• **What you need to do**:
Give back exactly the lines from the beginning of the listing below to the line holding "const aAmpCens = [];", both ends included; the pictures stay out.

↓

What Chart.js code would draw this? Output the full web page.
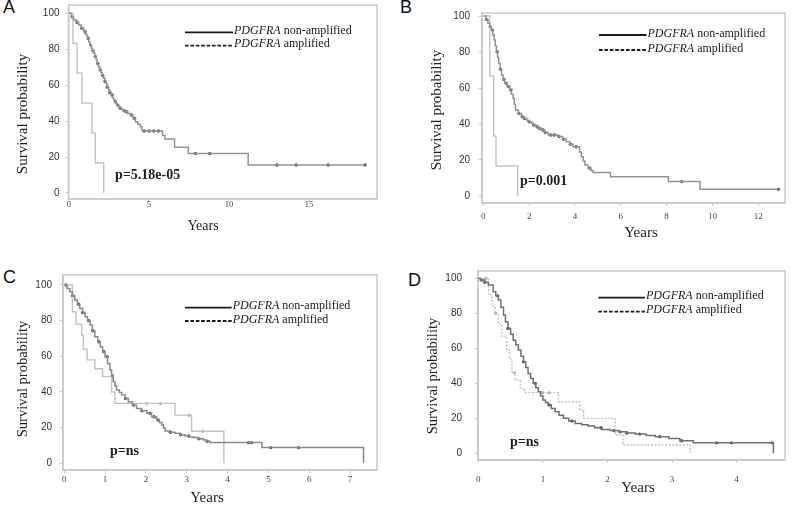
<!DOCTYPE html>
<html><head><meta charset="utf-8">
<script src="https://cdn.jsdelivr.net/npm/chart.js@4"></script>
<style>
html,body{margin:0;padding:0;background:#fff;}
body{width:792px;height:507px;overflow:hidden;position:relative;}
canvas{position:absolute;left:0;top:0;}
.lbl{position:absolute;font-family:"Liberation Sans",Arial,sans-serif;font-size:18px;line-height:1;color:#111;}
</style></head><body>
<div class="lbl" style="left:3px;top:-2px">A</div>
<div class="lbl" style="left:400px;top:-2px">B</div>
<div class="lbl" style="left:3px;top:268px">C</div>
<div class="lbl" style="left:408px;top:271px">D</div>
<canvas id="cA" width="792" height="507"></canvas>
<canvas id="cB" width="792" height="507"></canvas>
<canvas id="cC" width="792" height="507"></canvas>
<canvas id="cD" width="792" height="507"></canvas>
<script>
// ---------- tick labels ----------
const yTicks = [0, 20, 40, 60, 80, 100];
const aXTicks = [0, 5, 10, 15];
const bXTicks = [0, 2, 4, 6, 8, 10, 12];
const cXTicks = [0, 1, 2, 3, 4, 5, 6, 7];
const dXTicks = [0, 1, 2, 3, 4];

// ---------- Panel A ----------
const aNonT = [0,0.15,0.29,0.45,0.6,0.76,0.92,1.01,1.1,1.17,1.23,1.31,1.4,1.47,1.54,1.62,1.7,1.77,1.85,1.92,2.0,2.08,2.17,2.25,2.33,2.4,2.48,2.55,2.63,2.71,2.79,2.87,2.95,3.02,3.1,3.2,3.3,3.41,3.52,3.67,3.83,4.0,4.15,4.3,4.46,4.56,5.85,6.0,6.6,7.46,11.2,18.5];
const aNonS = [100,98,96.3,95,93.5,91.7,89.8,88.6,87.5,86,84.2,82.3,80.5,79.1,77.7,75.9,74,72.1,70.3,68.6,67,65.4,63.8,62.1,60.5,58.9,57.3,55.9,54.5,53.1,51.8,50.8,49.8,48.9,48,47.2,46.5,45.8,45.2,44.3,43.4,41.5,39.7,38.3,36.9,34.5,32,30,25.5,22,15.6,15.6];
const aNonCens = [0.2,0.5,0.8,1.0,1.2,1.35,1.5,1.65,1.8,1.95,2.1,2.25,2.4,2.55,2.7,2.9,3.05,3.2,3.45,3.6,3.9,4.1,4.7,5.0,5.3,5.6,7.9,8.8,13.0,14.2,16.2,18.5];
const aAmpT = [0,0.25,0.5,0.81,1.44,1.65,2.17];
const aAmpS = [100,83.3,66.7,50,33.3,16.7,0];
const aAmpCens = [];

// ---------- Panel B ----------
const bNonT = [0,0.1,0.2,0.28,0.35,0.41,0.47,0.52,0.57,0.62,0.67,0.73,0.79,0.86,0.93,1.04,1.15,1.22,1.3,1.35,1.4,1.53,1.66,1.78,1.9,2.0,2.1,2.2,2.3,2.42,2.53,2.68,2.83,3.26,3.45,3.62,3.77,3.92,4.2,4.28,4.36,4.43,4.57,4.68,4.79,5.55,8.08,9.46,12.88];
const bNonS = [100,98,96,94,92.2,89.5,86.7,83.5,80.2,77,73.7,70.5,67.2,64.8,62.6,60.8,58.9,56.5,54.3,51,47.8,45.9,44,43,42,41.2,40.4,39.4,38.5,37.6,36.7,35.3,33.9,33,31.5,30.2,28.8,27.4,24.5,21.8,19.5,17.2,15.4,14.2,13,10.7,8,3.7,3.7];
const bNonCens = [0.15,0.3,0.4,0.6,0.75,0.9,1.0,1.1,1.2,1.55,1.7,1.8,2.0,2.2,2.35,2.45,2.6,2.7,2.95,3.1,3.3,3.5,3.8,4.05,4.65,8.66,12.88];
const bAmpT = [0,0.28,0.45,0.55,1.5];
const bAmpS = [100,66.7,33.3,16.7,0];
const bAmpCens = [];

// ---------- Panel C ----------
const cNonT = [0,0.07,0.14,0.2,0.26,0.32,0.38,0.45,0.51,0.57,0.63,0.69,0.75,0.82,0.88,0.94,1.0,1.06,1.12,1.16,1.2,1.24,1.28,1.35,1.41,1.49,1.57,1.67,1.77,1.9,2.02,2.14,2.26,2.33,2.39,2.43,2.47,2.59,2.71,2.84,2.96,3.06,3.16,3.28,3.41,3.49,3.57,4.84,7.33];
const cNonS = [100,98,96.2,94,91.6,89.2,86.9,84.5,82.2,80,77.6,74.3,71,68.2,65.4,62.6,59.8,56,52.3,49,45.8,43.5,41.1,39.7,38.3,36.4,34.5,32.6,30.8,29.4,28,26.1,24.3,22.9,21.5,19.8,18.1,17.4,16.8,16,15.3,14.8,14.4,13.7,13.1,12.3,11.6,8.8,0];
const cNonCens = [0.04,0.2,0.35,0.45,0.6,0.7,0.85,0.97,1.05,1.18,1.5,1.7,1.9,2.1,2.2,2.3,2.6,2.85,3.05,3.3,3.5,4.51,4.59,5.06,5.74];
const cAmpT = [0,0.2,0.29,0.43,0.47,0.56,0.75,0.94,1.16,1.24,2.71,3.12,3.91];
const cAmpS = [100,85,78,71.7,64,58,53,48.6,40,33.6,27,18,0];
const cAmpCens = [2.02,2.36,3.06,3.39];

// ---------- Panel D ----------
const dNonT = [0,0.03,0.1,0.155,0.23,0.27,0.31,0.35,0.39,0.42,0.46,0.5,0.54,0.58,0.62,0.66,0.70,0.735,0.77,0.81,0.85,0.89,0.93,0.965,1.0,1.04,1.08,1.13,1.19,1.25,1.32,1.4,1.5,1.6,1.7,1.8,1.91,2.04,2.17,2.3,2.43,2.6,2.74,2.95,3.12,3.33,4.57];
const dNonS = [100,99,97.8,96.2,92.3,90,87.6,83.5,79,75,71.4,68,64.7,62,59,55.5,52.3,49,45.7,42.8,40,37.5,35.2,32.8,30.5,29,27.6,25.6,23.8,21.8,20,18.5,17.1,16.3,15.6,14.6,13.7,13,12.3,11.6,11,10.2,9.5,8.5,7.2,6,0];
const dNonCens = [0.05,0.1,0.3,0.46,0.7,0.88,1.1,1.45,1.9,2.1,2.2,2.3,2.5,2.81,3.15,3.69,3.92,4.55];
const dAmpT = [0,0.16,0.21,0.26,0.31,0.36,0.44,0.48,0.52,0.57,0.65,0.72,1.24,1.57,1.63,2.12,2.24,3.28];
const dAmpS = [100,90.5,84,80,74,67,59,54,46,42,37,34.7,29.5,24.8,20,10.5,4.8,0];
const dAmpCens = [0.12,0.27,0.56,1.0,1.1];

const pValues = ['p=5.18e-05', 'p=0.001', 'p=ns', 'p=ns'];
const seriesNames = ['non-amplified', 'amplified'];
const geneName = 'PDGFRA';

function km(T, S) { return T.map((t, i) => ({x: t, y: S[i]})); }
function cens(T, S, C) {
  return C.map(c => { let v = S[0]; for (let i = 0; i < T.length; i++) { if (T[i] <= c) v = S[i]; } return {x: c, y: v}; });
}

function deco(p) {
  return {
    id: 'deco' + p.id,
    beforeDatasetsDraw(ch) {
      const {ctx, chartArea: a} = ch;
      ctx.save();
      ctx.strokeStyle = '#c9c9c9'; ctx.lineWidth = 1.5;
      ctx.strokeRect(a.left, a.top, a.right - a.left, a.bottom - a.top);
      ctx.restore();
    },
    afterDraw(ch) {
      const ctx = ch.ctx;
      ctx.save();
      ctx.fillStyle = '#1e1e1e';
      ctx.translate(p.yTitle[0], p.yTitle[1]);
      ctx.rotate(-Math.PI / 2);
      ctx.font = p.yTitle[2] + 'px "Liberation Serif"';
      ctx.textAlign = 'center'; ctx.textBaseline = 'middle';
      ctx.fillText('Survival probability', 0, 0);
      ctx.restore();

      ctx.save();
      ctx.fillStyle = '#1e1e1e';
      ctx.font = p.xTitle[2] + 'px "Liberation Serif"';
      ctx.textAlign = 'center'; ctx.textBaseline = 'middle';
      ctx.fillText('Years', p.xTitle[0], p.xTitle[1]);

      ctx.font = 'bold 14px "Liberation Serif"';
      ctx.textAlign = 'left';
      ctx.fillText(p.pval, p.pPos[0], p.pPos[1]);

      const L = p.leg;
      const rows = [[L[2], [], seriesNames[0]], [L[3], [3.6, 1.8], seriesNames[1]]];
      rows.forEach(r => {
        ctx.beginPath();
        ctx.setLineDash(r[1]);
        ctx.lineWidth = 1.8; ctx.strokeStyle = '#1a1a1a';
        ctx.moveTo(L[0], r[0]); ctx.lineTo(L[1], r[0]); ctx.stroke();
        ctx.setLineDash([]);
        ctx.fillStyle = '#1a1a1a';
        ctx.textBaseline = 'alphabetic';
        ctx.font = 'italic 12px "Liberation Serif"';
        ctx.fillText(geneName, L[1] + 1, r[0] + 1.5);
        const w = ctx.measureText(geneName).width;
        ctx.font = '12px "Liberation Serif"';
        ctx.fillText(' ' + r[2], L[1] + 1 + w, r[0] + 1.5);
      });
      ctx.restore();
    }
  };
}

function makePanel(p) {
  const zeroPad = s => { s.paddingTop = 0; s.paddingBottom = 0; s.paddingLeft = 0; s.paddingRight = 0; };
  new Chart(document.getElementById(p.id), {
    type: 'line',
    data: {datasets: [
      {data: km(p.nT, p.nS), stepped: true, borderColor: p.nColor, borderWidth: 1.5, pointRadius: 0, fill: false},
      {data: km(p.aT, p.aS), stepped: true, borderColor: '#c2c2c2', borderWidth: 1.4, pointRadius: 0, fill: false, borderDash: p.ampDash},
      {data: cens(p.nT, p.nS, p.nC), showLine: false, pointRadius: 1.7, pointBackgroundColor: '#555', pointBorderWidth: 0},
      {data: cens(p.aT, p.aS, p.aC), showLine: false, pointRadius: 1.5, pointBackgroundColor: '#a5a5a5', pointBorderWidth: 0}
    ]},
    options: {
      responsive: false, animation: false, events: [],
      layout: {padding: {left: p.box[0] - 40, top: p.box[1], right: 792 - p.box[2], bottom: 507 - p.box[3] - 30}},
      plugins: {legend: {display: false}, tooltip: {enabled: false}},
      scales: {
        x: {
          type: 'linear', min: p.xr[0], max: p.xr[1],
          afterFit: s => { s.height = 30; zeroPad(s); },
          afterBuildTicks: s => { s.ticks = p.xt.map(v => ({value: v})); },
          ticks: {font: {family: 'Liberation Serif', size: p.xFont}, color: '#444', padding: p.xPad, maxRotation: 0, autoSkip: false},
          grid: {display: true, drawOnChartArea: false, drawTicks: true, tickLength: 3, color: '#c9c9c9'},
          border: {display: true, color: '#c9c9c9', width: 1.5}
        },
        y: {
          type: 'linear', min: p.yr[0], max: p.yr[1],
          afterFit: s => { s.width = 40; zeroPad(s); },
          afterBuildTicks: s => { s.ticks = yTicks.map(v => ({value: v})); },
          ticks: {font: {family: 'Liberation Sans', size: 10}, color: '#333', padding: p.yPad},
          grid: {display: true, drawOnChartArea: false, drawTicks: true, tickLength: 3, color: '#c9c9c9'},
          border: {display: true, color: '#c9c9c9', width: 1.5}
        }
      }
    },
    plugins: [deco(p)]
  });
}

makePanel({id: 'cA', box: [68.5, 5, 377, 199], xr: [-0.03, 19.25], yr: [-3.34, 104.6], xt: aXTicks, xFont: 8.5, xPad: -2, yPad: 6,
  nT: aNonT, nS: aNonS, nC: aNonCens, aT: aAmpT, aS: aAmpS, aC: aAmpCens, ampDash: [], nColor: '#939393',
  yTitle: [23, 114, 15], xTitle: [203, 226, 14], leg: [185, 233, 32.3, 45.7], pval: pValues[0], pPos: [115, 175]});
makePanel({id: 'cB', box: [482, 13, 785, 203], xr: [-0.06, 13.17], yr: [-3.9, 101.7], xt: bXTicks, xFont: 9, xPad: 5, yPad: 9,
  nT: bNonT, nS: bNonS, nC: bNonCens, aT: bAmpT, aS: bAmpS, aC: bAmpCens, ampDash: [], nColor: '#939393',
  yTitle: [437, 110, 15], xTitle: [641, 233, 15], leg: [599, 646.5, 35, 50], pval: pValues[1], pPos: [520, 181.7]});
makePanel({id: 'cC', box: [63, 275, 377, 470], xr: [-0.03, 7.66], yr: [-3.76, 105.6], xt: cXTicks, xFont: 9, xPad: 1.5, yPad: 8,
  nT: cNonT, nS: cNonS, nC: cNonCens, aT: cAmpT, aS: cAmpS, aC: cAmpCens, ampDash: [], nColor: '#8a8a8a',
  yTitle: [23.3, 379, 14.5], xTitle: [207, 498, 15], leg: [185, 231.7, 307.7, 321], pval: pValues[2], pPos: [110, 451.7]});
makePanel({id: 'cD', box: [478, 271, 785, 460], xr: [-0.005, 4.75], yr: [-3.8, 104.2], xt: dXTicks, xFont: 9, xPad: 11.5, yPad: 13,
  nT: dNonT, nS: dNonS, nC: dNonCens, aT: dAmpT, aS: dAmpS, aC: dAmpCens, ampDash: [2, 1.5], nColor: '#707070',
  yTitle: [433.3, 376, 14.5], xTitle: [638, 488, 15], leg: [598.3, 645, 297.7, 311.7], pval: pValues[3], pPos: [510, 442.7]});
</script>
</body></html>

↑

• **Written solution**:
What Chart.js code would draw this? Output the full web page.
<!DOCTYPE html>
<html><head><meta charset="utf-8">
<script src="https://cdn.jsdelivr.net/npm/chart.js@4"></script>
<style>
html,body{margin:0;padding:0;background:#fff;}
body{width:792px;height:507px;overflow:hidden;position:relative;}
canvas{position:absolute;left:0;top:0;}
.lbl{position:absolute;font-family:"Liberation Sans",Arial,sans-serif;font-size:18px;line-height:1;color:#111;}
</style></head><body>
<div class="lbl" style="left:3px;top:-2px">A</div>
<div class="lbl" style="left:400px;top:-2px">B</div>
<div class="lbl" style="left:3px;top:268px">C</div>
<div class="lbl" style="left:408px;top:271px">D</div>
<canvas id="cA" width="792" height="507"></canvas>
<canvas id="cB" width="792" height="507"></canvas>
<canvas id="cC" width="792" height="507"></canvas>
<canvas id="cD" width="792" height="507"></canvas>
<script>
// ---------- tick labels ----------
const yTicks = [0, 20, 40, 60, 80, 100];
const aXTicks = [0, 5, 10, 15];
const bXTicks = [0, 2, 4, 6, 8, 10, 12];
const cXTicks = [0, 1, 2, 3, 4, 5, 6, 7];
const dXTicks = [0, 1, 2, 3, 4];

// ---------- Panel A ----------
const aNonT = [0,0.15,0.29,0.45,0.6,0.76,0.92,1.01,1.1,1.17,1.23,1.31,1.4,1.47,1.54,1.62,1.7,1.77,1.85,1.92,2.0,2.08,2.17,2.25,2.33,2.4,2.48,2.55,2.63,2.71,2.79,2.87,2.95,3.02,3.1,3.2,3.3,3.41,3.52,3.67,3.83,4.0,4.15,4.3,4.46,4.56,5.85,6.0,6.6,7.46,11.2,18.5];
const aNonS = [100,98,96.3,95,93.5,91.7,89.8,88.6,87.5,86,84.2,82.3,80.5,79.1,77.7,75.9,74,72.1,70.3,68.6,67,65.4,63.8,62.1,60.5,58.9,57.3,55.9,54.5,53.1,51.8,50.8,49.8,48.9,48,47.2,46.5,45.8,45.2,44.3,43.4,41.5,39.7,38.3,36.9,34.5,32,30,25.5,22,15.6,15.6];
const aNonCens = [0.2,0.5,0.8,1.0,1.2,1.35,1.5,1.65,1.8,1.95,2.1,2.25,2.4,2.55,2.7,2.9,3.05,3.2,3.45,3.6,3.9,4.1,4.7,5.0,5.3,5.6,7.9,8.8,13.0,14.2,16.2,18.5];
const aAmpT = [0,0.25,0.5,0.81,1.44,1.65,2.17];
const aAmpS = [100,83.3,66.7,50,33.3,16.7,0];
const aAmpCens = [];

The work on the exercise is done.